Pictures stay out of the copy; set down each line of the listing below exactly.

======

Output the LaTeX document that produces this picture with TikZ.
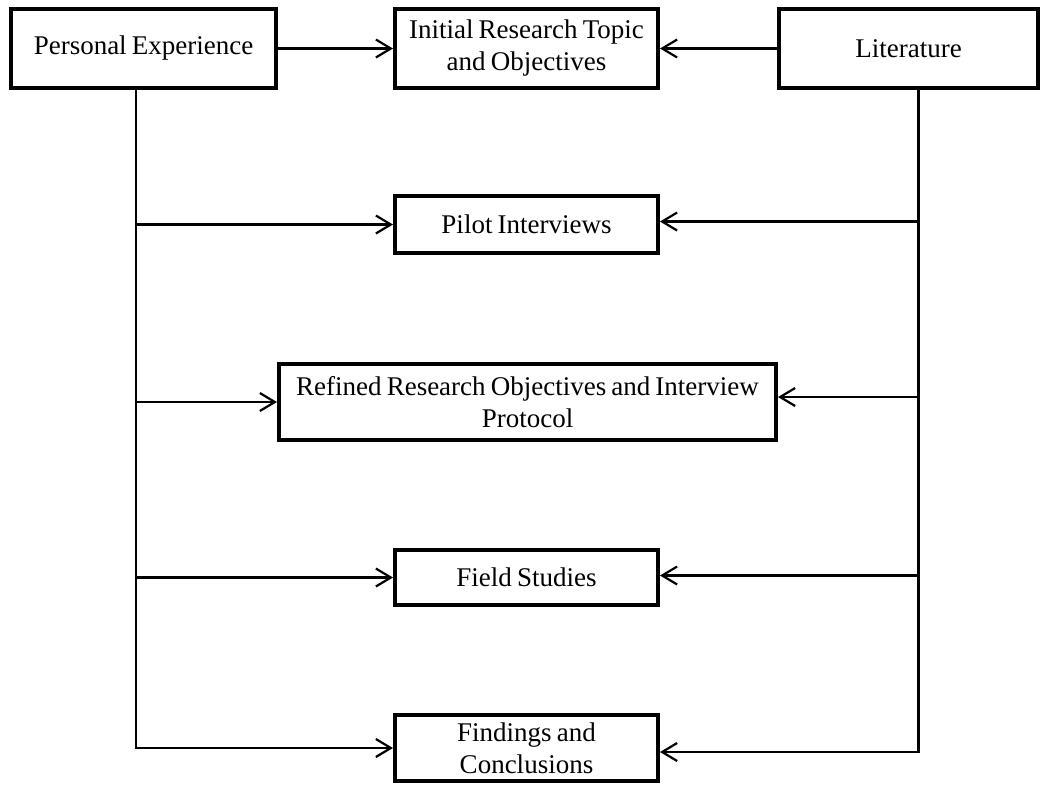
\documentclass[tikz,border=0pt]{standalone}
\usepackage{fontspec}
\setmainfont{Liberation Serif}[WordSpace=0.75]
\usetikzlibrary{arrows.meta}
\begin{document}
\begin{tikzpicture}[x=1pt,y=-1pt,
  box/.style={draw, line width=4pt, align=center, inner sep=0pt,
              font=\fontsize{27}{32}\selectfont},
  link/.style={line width=2.2pt},
  arr/.style={link, -{Straight Barb[length=15pt,width=18pt,line width=2.2pt]}}]
\useasboundingbox (0,0) rectangle (1042,785);

% top row
\node[box, minimum width=265pt, minimum height=79pt] (pe)   at (143.5,48.5) {Personal Experience};
\node[box, minimum width=263pt, minimum height=79pt] (init) at (526.5,48.5) {Initial Research Topic\\and Objectives};
\node[box, minimum width=259pt, minimum height=79pt] (lit)  at (908.5,48.5) {Literature};

% middle column
\node[box, minimum width=263pt, minimum height=57pt] (pilot) at (526.5,224.5) {Pilot Interviews};
\node[box, minimum width=497pt, minimum height=76pt] (ref)   at (527.5,402)   {Refined Research Objectives and Interview\\Protocol};
\node[box, minimum width=263pt, minimum height=55pt] (field) at (526.5,577.5) {Field Studies};
\node[box, minimum width=263pt, minimum height=66pt] (find)  at (526.5,748)   {Findings and\\Conclusions};

% top arrows
\draw[arr] (pe) -- (init);
\draw[arr] (lit) -- (init);

% left trunk from Personal Experience
\coordinate (ltop) at (136,90);
\coordinate (lbot) at (find.west -| ltop);
\draw[arr] (ltop) -- (lbot) -- (find.west);
\draw[arr] (pilot.west -| ltop) -- (pilot.west);
\draw[arr] (ref.west -| ltop) -- (ref.west);
\draw[arr] (field.west -| ltop) -- (field.west);

% right trunk from Literature
\coordinate (rtop) at (918.5,90);
\coordinate (fr) at ([yshift=-4pt]find.east);
\coordinate (pr) at ([yshift=3pt]pilot.east);
\coordinate (rr) at ([yshift=5pt]ref.east);
\coordinate (sr) at ([yshift=2pt]field.east);
\draw[arr] (rtop) -- (fr -| rtop) -- (fr);
\draw[arr] (pr -| rtop) -- (pr);
\draw[arr] (rr -| rtop) -- (rr);
\draw[arr] (sr -| rtop) -- (sr);
\end{tikzpicture}
\end{document}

======

Result of the exercise -
Output the LaTeX document that produces this picture with TikZ.
\documentclass[tikz,border=0pt]{standalone}
\usepackage{fontspec}
\setmainfont{Liberation Serif}[WordSpace=0.75]
\usetikzlibrary{arrows.meta}
\begin{document}
\begin{tikzpicture}[x=1pt,y=-1pt,
  box/.style={draw, line width=4pt, align=center, inner sep=0pt,
              font=\fontsize{27}{32}\selectfont},
  link/.style={line width=2.2pt},
  arr/.style={link, -{Straight Barb[length=15pt,width=18pt,line width=2.2pt]}}]
\useasboundingbox (0,0) rectangle (1042,785);

% top row
\node[box, minimum width=265pt, minimum height=79pt] (pe)   at (143.5,48.5) {Personal Experience};
\node[box, minimum width=263pt, minimum height=79pt] (init) at (526.5,48.5) {Initial Research Topic\\and Objectives};
\node[box, minimum width=259pt, minimum height=79pt] (lit)  at (908.5,48.5) {Literature};

% middle column
\node[box, minimum width=263pt, minimum height=57pt] (pilot) at (526.5,224.5) {Pilot Interviews};
\node[box, minimum width=497pt, minimum height=76pt] (ref)   at (527.5,402)   {Refined Research Objectives and Interview\\Protocol};
\node[box, minimum width=263pt, minimum height=55pt] (field) at (526.5,577.5) {Field Studies};
\node[box, minimum width=263pt, minimum height=66pt] (find)  at (526.5,748)   {Findings and\\Conclusions};

% top arrows
\draw[arr] (pe) -- (init);
\draw[arr] (lit) -- (init);

% left trunk from Personal Experience
\coordinate (ltop) at (136,90);
\coordinate (lbot) at (find.west -| ltop);
\draw[arr] (ltop) -- (lbot) -- (find.west);
\draw[arr] (pilot.west -| ltop) -- (pilot.west);
\draw[arr] (ref.west -| ltop) -- (ref.west);
\draw[arr] (field.west -| ltop) -- (field.west);

% right trunk from Literature
\coordinate (rtop) at (918.5,90);
\coordinate (fr) at ([yshift=-4pt]find.east);
\coordinate (pr) at ([yshift=3pt]pilot.east);
\coordinate (rr) at ([yshift=5pt]ref.east);
\coordinate (sr) at ([yshift=2pt]field.east);
\draw[arr] (rtop) -- (fr -| rtop) -- (fr);
\draw[arr] (pr -| rtop) -- (pr);
\draw[arr] (rr -| rtop) -- (rr);
\draw[arr] (sr -| rtop) -- (sr);
\end{tikzpicture}
\end{document}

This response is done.